The prediction performance of the original TCN model is approximately fitted to the actual data but has an apparent time delay. The reason is that the traffic flow time series consists of changing features with multiple frequencies. TCN cannot accurately capture the multiple-scaled dynamics, causing prediction error. The EMD-based models can decompose the sequence to different IMF, making it easier for TCN to learn the characteristics of every scale so that the prediction performs better than the original model, and the hysteresis can be effectively eliminated. Among all the models compared, the improved CEEMDAN-FE-TCN achieves the best performance because of the extraordinary ability of decomposition. Besides, the fluctuation of ramp flow is more potent than that of the mainline flow; the proposed model also performs well on the ramp traffic flow prediction, which appears to have strong robustness.

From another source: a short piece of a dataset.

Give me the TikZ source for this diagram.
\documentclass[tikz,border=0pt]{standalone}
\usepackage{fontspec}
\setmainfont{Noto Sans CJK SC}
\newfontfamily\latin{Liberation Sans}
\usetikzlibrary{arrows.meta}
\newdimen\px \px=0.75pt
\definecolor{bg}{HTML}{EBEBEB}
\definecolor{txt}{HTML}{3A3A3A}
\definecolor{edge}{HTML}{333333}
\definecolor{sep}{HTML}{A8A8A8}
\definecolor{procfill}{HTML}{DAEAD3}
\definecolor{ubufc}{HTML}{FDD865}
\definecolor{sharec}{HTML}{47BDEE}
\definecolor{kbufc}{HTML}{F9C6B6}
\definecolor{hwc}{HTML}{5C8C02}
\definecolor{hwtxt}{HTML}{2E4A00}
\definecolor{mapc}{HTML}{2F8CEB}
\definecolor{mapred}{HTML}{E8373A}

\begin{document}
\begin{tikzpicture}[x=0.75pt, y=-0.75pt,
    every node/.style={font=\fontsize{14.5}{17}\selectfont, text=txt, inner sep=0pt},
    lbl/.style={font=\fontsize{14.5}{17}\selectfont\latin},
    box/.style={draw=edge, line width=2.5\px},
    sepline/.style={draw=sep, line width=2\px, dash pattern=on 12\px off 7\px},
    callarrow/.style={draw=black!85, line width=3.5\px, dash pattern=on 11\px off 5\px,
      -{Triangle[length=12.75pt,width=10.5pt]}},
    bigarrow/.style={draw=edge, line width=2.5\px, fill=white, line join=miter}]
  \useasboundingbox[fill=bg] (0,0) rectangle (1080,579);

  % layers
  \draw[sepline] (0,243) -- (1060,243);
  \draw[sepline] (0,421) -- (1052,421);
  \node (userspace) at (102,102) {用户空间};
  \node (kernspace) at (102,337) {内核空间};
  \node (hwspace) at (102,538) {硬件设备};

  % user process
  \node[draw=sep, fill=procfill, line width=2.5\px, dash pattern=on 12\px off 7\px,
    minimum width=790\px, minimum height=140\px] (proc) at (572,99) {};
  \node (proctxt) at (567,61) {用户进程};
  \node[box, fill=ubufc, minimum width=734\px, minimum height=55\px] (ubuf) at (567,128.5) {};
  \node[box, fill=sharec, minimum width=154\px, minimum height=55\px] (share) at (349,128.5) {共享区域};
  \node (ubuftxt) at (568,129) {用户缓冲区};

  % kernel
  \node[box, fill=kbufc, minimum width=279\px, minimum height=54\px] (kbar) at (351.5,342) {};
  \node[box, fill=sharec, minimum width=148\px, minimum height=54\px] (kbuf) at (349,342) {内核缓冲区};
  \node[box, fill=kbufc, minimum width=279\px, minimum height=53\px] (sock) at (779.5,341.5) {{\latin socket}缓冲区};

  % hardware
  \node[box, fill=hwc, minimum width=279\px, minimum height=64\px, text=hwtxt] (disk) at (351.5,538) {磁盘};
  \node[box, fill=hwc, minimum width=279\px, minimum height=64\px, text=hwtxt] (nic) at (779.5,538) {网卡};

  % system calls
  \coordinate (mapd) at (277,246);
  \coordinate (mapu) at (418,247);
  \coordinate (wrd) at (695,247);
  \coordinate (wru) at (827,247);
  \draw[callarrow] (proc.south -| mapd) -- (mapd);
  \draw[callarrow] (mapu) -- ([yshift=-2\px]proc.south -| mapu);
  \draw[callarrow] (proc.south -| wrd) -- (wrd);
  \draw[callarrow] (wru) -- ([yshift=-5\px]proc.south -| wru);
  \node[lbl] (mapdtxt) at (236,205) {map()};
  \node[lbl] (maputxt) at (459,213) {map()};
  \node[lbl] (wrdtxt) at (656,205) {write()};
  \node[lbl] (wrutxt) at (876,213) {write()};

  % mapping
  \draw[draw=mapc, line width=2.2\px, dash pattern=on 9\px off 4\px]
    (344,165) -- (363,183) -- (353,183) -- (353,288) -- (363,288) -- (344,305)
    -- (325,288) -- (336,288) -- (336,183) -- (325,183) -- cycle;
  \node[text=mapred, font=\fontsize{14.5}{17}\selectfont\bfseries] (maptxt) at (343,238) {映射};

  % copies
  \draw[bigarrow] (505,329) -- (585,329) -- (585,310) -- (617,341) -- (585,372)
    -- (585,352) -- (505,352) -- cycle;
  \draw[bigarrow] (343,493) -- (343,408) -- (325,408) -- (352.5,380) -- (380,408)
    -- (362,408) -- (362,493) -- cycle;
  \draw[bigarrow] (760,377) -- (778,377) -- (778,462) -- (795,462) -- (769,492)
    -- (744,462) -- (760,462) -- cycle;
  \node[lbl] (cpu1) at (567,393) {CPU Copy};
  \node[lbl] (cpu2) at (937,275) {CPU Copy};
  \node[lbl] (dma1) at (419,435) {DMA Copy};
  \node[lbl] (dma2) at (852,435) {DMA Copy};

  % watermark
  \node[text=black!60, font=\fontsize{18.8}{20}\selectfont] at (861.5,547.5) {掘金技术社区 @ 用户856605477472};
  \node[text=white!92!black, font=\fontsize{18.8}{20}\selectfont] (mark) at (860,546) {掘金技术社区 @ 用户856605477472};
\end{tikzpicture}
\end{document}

(2) Horizontal Comparison of Eight Different Models. The traffic flow of VDS No. 717490 and VDS No. 718462 was predicted single-step and multistep ahead by TCN, LSTM, GRU, SVR, and HA algorithms and their improved models under the framework proposed in this paper. The hyperparameters optimization method was mentioned in 6.3.1. The prediction error of each model is shown in Table 7 and Figure 12. The visualization is shown in Figures 13 and 14.

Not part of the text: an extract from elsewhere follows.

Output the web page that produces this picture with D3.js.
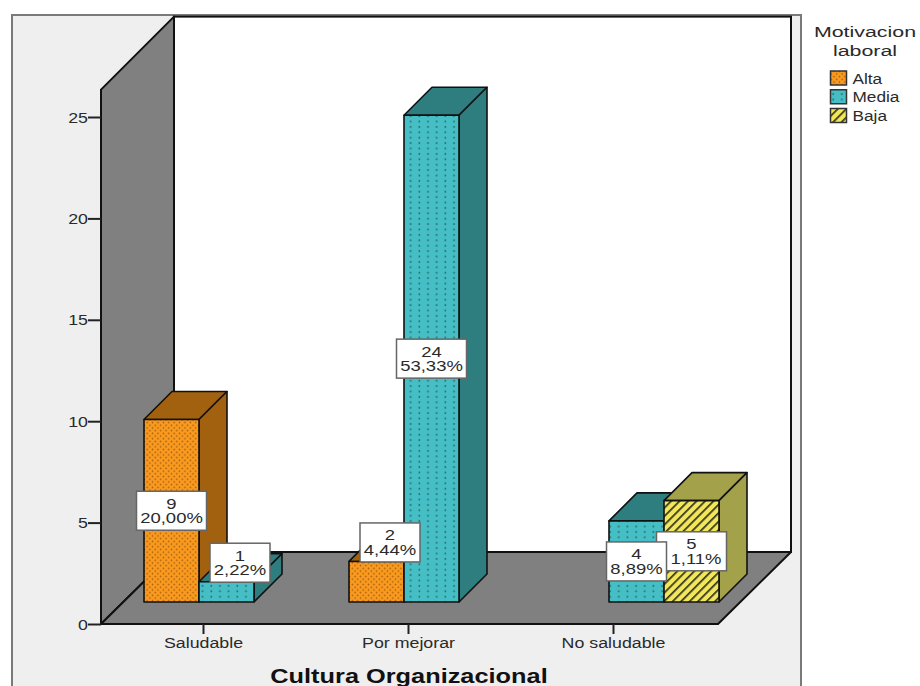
<!DOCTYPE html>
<html>
<head>
<meta charset="utf-8">
<script src="https://cdn.jsdelivr.net/npm/d3@7/dist/d3.min.js"></script>
<style>
  html, body { margin: 0; padding: 0; background: #fff; }
  svg { display: block; }
  text { font-family: "Liberation Sans", Arial, sans-serif; fill: #2a2a2a; }
</style>
</head>
<body>
<svg id="chart" width="920" height="686"></svg>
<script>
// Chart values
const categories = ["Saludable", "Por mejorar", "No saludable"];
const seriesNames = ["Alta", "Media", "Baja"];
const altaValues = [9, 2, null];
const mediaValues = [1, 24, 4];
const bajaValues = [null, null, 5];
const altaPercents = ["20,00%", "4,44%", null];
const mediaPercents = ["2,22%", "53,33%", "8,89%"];
const bajaPercents = [null, null, "1,11%"];
const yTicks = [0, 5, 10, 15, 20, 25];
const xTitle = "Cultura Organizacional";
const legendTitle = ["Motivacion", "laboral"];

const seriesValues = [altaValues, mediaValues, bajaValues];
const seriesPercents = [altaPercents, mediaPercents, bajaPercents];

const svg = d3.select("#chart");
const widen = 1.27;           // the type is set wider than its natural proportions

// Scales: the category band runs along the front edge of the floor
const x = d3.scaleBand().domain(categories).range([101, 716]);
const y = d3.scaleLinear().domain([0, 25]).range([624, 117]);
const slot = d3.scaleBand().domain(seriesNames).range([-59.5, 105.5]);

// 3D projection offsets
const wallDepth = 73;         // floor depth, in both x and y
const barDepth = 28;          // bar depth, in both x and y
const floorInset = 22;        // how far the bars stand back from the floor's front edge

const left = x.range()[0], right = 718, base = y(0), wallTop = y(26.35);

const fills = {
  Alta:  { front: "url(#patAlta)",  side: "#a2610f", top: "#a2610f" },
  Media: { front: "url(#patMedia)", side: "#2e7d7f", top: "#2e7d7f" },
  Baja:  { front: "url(#patBaja)",  side: "#a3a14a", top: "#a3a14a" }
};

// Fill patterns
const defs = svg.append("defs");
const altaPat = defs.append("pattern").attr("id", "patAlta").attr("patternUnits", "userSpaceOnUse")
  .attr("width", 5.4).attr("height", 5.4);
altaPat.append("rect").attr("width", 5.4).attr("height", 5.4).attr("fill", "#fb9a1e");
[[1.35, 1.35], [4.05, 4.05]].forEach(d => altaPat.append("circle").attr("cx", d[0]).attr("cy", d[1]).attr("r", 0.8).attr("fill", "#9a5f12"));

const mediaPat = defs.append("pattern").attr("id", "patMedia").attr("patternUnits", "userSpaceOnUse")
  .attr("width", 8.67).attr("height", 5.4);
mediaPat.append("rect").attr("width", 8.67).attr("height", 5.4).attr("fill", "#45bfc5");
mediaPat.append("rect").attr("x", 2.4).attr("y", 1.7).attr("width", 1.6).attr("height", 2).attr("fill", "#2b7475");

const bajaPat = defs.append("pattern").attr("id", "patBaja").attr("patternUnits", "userSpaceOnUse")
  .attr("width", 6).attr("height", 6).attr("patternTransform", "rotate(-45)");
bajaPat.append("rect").attr("width", 6).attr("height", 6).attr("fill", "#f2e75a");
bajaPat.append("rect").attr("width", 6).attr("height", 1.7).attr("fill", "#33331a");

// Outer panel
svg.append("rect").attr("x", 12).attr("y", 15).attr("width", 789).attr("height", 680)
  .attr("fill", "#efefef").attr("stroke", "#7a7a7a").attr("stroke-width", 2);

// Back wall, left wall and floor
const line = d3.line();
const poly = pts => line(pts) + "Z";
const floorY = base - wallDepth + 1;
svg.append("rect").attr("x", left + wallDepth).attr("y", wallTop - wallDepth)
  .attr("width", right + wallDepth - (left + wallDepth)).attr("height", floorY - (wallTop - wallDepth))
  .attr("fill", "#fff").attr("stroke", "#111").attr("stroke-width", 2);
svg.append("path").attr("d", poly([[left, wallTop], [left + wallDepth, wallTop - wallDepth], [left + wallDepth, floorY], [left, base]]))
  .attr("fill", "#808080").attr("stroke", "#111").attr("stroke-width", 2).attr("stroke-linejoin", "round");
svg.append("path").attr("d", poly([[left, base], [left + wallDepth, floorY], [right + wallDepth, floorY], [right, base]]))
  .attr("fill", "#808080").attr("stroke", "#111").attr("stroke-width", 2).attr("stroke-linejoin", "round");

// Flatten the data into one record per bar, drawn from left to right
const bars = [];
categories.forEach((c, ci) => seriesNames.forEach((s, si) => {
  const v = seriesValues[si][ci];
  if (v !== null) bars.push({ category: c, series: s, value: v, percent: seriesPercents[si][ci] });
}));

svg.append("g").selectAll("g").data(bars).join("g")
  .each(function (d) {
    const g = d3.select(this);
    const bw = slot.bandwidth();
    const x0 = x(d.category) + x.bandwidth() / 2 + slot(d.series);
    const x1 = x0 + bw;
    const yb = base - floorInset;
    const yt = y(d.value) - floorInset;
    d.cx = (x0 + x1) / 2;
    d.cy = (yt + yb) / 2;
    d.top = yt;
    const style = fills[d.series];
    const edge = sel => sel.attr("stroke", "#111").attr("stroke-width", 1.6).attr("stroke-linejoin", "round");
    g.append("path").attr("d", poly([[x0, yt], [x0 + barDepth, yt - barDepth], [x1 + barDepth, yt - barDepth], [x1, yt]]))
      .attr("fill", style.top).call(edge);
    g.append("path").attr("d", poly([[x1, yt], [x1 + barDepth, yt - barDepth], [x1 + barDepth, yb - barDepth], [x1, yb]]))
      .attr("fill", style.side).call(edge);
    g.append("rect").attr("x", x0).attr("y", yt).attr("width", bw).attr("height", yb - yt)
      .attr("fill", style.front).call(edge);
  });

// Axes
const axisStyle = g => {
  g.selectAll(".domain").attr("stroke", "#111").attr("stroke-width", 2);
  g.selectAll(".tick line").attr("stroke", "#222").attr("stroke-width", 2);
};
svg.append("g").attr("transform", `translate(${left},0)`)
  .call(d3.axisLeft(y).tickValues(yTicks).tickSize(13).tickSizeOuter(0).tickFormat(d3.format("d")))
  .call(axisStyle)
  .call(g => g.select(".domain").attr("d", `M0,${wallTop}V${base}`))
  .call(g => g.selectAll(".tick text")
    .attr("x", 0).attr("dy", "0.36em").attr("text-anchor", "end")
    .attr("transform", `translate(-13,0) scale(${widen},1)`)
    .style("font-size", "14px").style("font-family", null));

svg.append("g").attr("transform", `translate(0,${base})`)
  .call(d3.axisBottom(x).tickSize(10).tickSizeOuter(0))
  .call(axisStyle)
  .call(g => g.select(".domain").attr("d", `M${left},0H${right}`))
  .call(g => g.selectAll(".tick text")
    .attr("x", 0).attr("y", 0).attr("dy", 0).attr("text-anchor", "middle")
    .attr("transform", `translate(0,24) scale(${widen},1)`)
    .style("font-size", "14px").style("font-family", null));

// Axis title
svg.append("text").attr("text-anchor", "middle")
  .attr("transform", `translate(409,683) scale(1.3,1)`)
  .style("font-size", "19.5px").style("font-weight", "bold").style("fill", "#111")
  .text(xTitle);

// Value labels, last bar first so earlier labels sit on top where they overlap.
// The shortest bars carry theirs above and to the right. The Baja label is wider
// than its text, which sits to the right of the part covered by its neighbour.
const isBaja = d => d.series === "Baja";
const boxWidth = d => (d.percent.length > 5 || isBaja(d)) ? 70 : 60;
const labels = svg.append("g").selectAll("g").data(bars.slice().reverse()).join("g")
  .attr("transform", d => d.value < 3
    ? `translate(${d.cx + 13.5},${d.top - 19})`
    : `translate(${d.cx},${d.cy})`);
labels.append("rect")
  .attr("x", d => -boxWidth(d) / 2).attr("y", -19.5)
  .attr("width", boxWidth).attr("height", 39)
  .attr("fill", "#fff").attr("stroke", "#666").attr("stroke-width", 1.5);
labels.append("text").attr("text-anchor", "middle").attr("transform", `translate(0,-2) scale(1.32,1)`)
  .style("font-size", "14px").text(d => d.value);
labels.append("text").attr("text-anchor", "middle")
  .attr("transform", d => `translate(${isBaja(d) ? 4.5 : 0},12.5) scale(1.32,1)`)
  .style("font-size", "14px").text(d => d.percent);

// Legend
svg.append("g").selectAll("text").data(legendTitle).join("text")
  .attr("text-anchor", "middle")
  .attr("transform", (d, i) => `translate(865,${37 + i * 18.5}) scale(1.38,1)`)
  .style("font-size", "15.5px").text(d => d);
const legendRow = d3.scalePoint().domain(seriesNames).range([78, 115.5]);
const legend = svg.append("g").selectAll("g").data(seriesNames).join("g")
  .attr("transform", d => `translate(830,${legendRow(d)})`);
legend.append("rect").attr("x", 0.5).attr("y", -7).attr("width", 16).attr("height", 14)
  .attr("fill", d => fills[d].front).attr("stroke", "#333").attr("stroke-width", 1.5);
legend.append("text").attr("transform", `translate(22.5,5.5) scale(${widen - 0.04},1)`)
  .style("font-size", "14px").text(d => d);
</script>
</body>
</html>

The results above show that the traffic flow predicted single-step and multistep ahead by different algorithms approximately fits with the original data, and the prediction accuracy obtained by decomposition forecasting is significantly improved compared with the direct prediction.

From the perspective of one-step-ahead prediction, for VDS No. 717490, the prediction accuracy of TCN is higher than that of LSTM, GRU, SVR, and HA. Under the framework of the improved CEEMDAN-FE-X, the prediction error of TCN, LSTM, GRU, and SVR is sharply decreased by 69%, 64%, 67%, and 44%, respectively. Among all the models compared, the improved CEEMDAN-FE-TCN model obtains the lowest MAE, RMSE, GEH average at 7.36, 10.34, and 0.39, respectively, and the highest R-square at 0.997. For VDS No. 718462, the prediction accuracy of TCN is higher than that of LSTM, GRU, SVR, and HA. Under the framework of the improved CEEMDAN-FE-X, the prediction error of TCN, LSTM, GRU, and SVR is sharply decreased by 59%, 55%, 54%, and 51%, respectively. Among all the models compared, the improved CEEMDAN-FE-TCN model obtains the lowest MAE, RMSE, GEH average at 2.10, 2.96, and 0.39, respectively, and the highest R-square at 0.968. Though the error of all models increases with the prediction step prolonging, the proposed model performs best on two-step and three-step ahead predictions, indicating its goodness of fit on long- and short-term predictions.

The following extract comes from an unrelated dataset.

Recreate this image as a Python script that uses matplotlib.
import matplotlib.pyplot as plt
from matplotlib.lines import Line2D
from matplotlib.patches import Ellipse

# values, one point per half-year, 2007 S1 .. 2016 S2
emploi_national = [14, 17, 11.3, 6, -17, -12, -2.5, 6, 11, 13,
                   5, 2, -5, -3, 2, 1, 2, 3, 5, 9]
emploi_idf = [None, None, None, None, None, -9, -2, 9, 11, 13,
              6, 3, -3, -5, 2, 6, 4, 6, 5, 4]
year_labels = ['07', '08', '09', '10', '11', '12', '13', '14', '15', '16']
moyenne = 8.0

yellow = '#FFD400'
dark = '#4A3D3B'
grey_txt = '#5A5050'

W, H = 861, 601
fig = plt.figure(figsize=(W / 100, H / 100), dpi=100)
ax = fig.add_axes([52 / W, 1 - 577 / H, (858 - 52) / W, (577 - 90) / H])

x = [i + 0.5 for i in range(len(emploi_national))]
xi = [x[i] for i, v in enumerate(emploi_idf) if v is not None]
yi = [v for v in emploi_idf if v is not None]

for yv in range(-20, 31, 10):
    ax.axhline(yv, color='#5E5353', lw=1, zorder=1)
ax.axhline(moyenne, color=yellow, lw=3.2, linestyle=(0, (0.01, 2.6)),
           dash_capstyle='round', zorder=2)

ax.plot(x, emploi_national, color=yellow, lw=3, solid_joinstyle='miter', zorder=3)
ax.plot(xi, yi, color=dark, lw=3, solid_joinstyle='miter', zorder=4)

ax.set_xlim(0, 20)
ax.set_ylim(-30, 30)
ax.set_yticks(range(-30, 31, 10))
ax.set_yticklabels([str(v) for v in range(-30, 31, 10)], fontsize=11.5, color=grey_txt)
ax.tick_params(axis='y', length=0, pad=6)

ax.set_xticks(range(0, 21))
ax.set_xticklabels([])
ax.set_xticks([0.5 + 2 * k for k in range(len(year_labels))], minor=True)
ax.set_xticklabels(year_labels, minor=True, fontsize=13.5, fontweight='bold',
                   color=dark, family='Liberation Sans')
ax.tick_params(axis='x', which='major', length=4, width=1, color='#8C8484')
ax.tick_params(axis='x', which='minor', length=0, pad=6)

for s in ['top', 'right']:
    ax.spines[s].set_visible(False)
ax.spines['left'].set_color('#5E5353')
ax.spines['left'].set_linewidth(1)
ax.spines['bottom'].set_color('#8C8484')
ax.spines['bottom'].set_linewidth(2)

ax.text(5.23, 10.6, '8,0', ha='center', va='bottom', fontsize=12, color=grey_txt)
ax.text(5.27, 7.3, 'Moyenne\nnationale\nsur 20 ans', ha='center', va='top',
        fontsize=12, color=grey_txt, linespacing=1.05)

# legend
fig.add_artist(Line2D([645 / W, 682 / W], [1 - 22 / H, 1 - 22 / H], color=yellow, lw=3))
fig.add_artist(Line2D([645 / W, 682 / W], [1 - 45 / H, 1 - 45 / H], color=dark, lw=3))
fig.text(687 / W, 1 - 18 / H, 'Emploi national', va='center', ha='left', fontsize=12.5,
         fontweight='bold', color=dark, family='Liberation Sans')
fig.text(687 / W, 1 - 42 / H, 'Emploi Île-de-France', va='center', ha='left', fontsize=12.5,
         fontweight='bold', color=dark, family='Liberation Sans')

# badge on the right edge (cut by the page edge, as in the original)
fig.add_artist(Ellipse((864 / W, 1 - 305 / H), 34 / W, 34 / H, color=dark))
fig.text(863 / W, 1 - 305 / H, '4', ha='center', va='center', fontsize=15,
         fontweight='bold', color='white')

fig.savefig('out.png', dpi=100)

TCN, LSTM, and GRU all realize the memory of the long-term changing features. Therefore, they appear to be more accurate with the extensive training samples by extracting deeper traffic dynamics than the SVR and HA models, reducing the prediction error. However, unlike the RNN models, TCN can capture the whole long-term sequence features by convolving parallelly. So, it takes up less memory and avoids forgetting information, which thoroughly learns the global time series characteristics and achieves more accuracy than RNN. Furthermore, under the framework of the improved CEEMDAN-FE-X, the TCN RNN and SVR models all perform better than the direct prediction, which means the decomposition prediction has the universality on different prediction models. What should be mentioned is that the proposed framework has the best optimization effect on the TCN model and has a better effect on the RNN model than on the SVR model for both the mainline and the ramp flow. In conclusion, under the reasons mentioned above, the improved CEEMDAN-FE-TCN outperforms the other models compared in this paper on the highway mainline and ramp traffic flow prediction.

7. Conclusions

In this paper, an improved CEEMDAN-FE-TCN model is proposed to forecast highway traffic flow. First, the improved CEEMDAN method decomposes the nonlinear highway traffic flow into IMF and residual with different frequencies. Then, the FE of each mode is calculated, and the modes with similar chaos are recombined as subsequences, highlighting the traffic dynamics. Finally, the TCN is applied to predict the different recombined subsequences. After reconstructing the output of TCN submodels, the predicted traffic flow data is obtained. The data of two sensors on US101-S: VDS No. 717490 and VDS No. 718462 collected from PeMS were tested. Compared with other models, the following conclusions are drawn:(1)The improved CEEMDAN algorithm can decompose the traffic flow time series with different frequencies. The accuracy of time series prediction after decomposition and reconstruction is notably higher than direct prediction. Compared with conventional EMD-based models, the improved CEEMDAN-FE-TCN obtains the lowest prediction error.(2)The FE algorithm can calculate the chaos of the modes decomposed by the original data. By recombining the modes with similar FE, the main dynamics of traffic flow are highlighted while amplifying the details of fluctuations. The prediction efficiency and accuracy would be further improved.(3)The improved CEEMDAN-FE-X framework has remarkable effects on single-step and multistep traffic flow prediction. Under this structure, the prediction accuracy of the TCN, LSTM, GRU, and SVR models is significantly increased. The proposed model outperforms the other models in this paper on the highway mainline and ramp traffic flow prediction, confirming the robustness.

Studies can be combined with other aspects in future work, such as adding spatial factors into the time series prediction. Decomposing the spatiotemporal graph and selecting suitable models for the subgraphs of different frequencies to make predictions may improve accuracy.

Data Availability

All of the data related to this paper are available on Caltrans PeMS (https://pems.dot.ca.gov/).

Conflicts of Interest

The authors declare that there are no conflicts of interest regarding the publication of this paper.

Acknowledgments

This work was supported by the National Natural Science Foundation Item (Grant no. 52072143).